Book ReviewChristine Hassler
Scott F. Gilbert & David Epel:
Ecological Developmental Biology: Integrating Epigenetics, Medicine, and Evolution.
Paperback: 459 pages
Publisher: Sinauer Associates; 1 edition (December 1, 2008)
Price: 43.00 EUR
It was their breakfast cereal that made these busy insects grow into female worker bees. Photo: Helga Heilmann
It’s nutrition that makes a bee larva become a huge, fertile queen or a tiny, sterile worker. And it’s hot weather that makes unborn turtles become female. A didactic masterpiece about environmental effects on embryonic development.
Imagine you are given the entire information about a fertilized egg, its DNA sequence, its protein and RNA distribution. Can you predict how the animal will look? In their book Ecological Developmental Biology: Integrating Epigenetics, Medicine and Evolution, Scott Gilbert and David Epel give a clear answer to that question: No. You also need to consider the profound effects that the environment has on embryonic development and that may lead to remarkable changes in the animal’s phenotype.

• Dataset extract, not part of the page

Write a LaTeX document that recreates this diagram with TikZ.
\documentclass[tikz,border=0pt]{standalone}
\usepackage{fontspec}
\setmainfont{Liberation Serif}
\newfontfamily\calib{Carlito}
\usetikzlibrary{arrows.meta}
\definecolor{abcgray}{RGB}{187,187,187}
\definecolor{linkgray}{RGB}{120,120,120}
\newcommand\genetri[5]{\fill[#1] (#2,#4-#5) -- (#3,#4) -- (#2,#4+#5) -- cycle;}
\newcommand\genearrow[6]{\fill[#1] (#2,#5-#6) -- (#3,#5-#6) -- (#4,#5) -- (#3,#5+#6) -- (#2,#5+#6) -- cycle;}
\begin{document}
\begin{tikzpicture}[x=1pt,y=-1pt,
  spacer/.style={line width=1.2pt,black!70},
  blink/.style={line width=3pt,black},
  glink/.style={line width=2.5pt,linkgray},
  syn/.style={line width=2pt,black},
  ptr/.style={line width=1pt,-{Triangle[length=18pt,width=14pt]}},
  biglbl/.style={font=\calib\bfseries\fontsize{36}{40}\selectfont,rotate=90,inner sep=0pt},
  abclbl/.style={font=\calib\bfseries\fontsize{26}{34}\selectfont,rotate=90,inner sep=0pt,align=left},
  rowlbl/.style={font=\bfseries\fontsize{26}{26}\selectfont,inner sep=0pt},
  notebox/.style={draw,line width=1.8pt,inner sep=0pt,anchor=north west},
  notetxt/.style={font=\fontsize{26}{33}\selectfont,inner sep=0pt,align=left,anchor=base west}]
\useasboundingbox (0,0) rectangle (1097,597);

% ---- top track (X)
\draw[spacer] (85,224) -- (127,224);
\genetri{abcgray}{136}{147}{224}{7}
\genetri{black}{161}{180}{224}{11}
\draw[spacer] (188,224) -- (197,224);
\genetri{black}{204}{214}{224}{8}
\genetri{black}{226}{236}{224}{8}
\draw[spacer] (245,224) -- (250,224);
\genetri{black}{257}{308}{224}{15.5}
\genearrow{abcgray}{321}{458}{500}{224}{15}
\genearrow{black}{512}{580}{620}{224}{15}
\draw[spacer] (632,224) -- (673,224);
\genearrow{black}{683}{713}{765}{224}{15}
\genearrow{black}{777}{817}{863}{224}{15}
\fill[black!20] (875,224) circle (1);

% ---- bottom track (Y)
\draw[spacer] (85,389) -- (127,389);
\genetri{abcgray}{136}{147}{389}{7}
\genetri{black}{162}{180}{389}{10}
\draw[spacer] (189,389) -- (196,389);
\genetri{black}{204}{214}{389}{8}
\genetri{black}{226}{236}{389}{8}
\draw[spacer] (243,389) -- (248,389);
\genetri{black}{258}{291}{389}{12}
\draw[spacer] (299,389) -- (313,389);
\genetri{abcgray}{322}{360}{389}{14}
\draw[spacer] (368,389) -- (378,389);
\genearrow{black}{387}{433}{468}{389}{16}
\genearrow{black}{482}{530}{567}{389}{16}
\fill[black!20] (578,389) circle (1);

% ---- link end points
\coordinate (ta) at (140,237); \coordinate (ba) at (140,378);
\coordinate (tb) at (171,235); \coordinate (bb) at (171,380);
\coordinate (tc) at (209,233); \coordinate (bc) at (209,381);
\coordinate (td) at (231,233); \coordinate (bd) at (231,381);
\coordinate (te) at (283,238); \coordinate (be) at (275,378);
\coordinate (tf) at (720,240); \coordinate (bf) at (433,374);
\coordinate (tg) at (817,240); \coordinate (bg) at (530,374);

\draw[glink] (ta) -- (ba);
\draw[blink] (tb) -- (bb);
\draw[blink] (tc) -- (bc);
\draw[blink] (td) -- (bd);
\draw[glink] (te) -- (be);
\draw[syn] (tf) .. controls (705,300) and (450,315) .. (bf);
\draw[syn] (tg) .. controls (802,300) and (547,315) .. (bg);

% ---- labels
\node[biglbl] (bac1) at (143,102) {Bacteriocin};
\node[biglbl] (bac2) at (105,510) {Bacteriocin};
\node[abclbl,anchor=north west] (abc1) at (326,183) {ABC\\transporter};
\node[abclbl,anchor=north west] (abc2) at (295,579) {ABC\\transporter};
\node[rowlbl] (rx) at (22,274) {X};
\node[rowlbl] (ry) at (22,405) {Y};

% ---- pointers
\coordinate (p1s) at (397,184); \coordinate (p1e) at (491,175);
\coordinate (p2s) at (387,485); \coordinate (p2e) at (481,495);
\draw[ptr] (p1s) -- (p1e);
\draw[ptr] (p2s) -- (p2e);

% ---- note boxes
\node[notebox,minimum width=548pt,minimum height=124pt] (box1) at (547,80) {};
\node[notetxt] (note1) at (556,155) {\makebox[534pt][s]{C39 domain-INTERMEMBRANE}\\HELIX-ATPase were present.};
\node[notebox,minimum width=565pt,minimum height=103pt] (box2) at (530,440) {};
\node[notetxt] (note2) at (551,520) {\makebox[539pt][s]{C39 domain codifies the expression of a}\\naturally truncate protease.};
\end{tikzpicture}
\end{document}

With its first official symposium held in 2001, modern ecological developmental biology, or eco-devo, is a rather young scientific discipline. It studies how environmental factors such as pathogens, competitors, symbionts and nutritional differences, influence the development of an animal’s phenotype. The authors, Gilbert and Epel, have both specialised in developmental biology. Gilbert teaches developmental biology and genetics at Swarthmore College, Pennsylvania, investigating turtle shell formation, while Epel is an emeritus development researcher from Hopkins Marine Station in Pacific Grove, California.
Their huge eco-devo oevre is far more than the field’s first textbook. They not only give a comprehensive description of the current knowledge of eco-devo, corroborated by fascinating examples from the animal world, but they also go a step further and investigate eco-devo’s close relationship with other scientific disciplines. By putting a main focus on the molecular mechanisms underlying eco-devo phenomena, Gilbert and Epel establish tight connections to the field of epigenetics. Their discussion of eco-devo in the context of human diseases emphasises the field’s relevance for medicine. Most remarkable, however, are their ideas about eco-devo’s implications for the theory of evolution.
The book focuses on the embryonic and larval development of animals (plants and mammalian postnatal brain development, both also highly affected by the environment, are not considered). The first chapters introduce astonishing case studies of how the environment influences normal animal development. Take, for instance, ants and bees: Whether a larva becomes a huge, fertile queen or a tiny, sterile worker depends almost exclusively on the nutrition it receives. It is also well established that sex determination in many reptiles is temperature-dependent. But did you know that chemicals secreted by predators cause the water flea to become defensive and grow a helmet?
The environment is also a source of signals that can disturb normal development. In this context we learn, among other things, how a mother’s diet may influence her unborn child’s susceptibility to certain diseases in later life.
In the final chapters, Gilbert and Epel propose an intriguing connection between eco-devo and evolution. They demonstrate that phenotypic changes induced by the environment can, under persisting selective pressure, become integral to the genome (a process called ‘genetic assimilation’). Does this eventually mean that the environment is able to influence the direction of evolution? A provocative and spectacular possibility indeed!
Gilbert and Epel’s work contains a wealth of fascinating information about the biological world, described in a crystal-clear and engaging writing style and with informative, aesthetic figures. This, together with its clear and comprehensive structure, makes the book a didactic masterpiece. On top of that, your Lab Times reviewer could not find any formal or scientific mistakes. You can feel on every page that this work was written with care (and maybe even love). Its intended target audiences are biology students, teachers and scientists alike, and although they are all excellently served, the latter will benefit most. Indeed, it would be a pity to use Ecological Developmental Biology exclusively as a textbook. Read it and be inspired! Highly conceptual, thought-provoking and beautiful – this is biology at its best.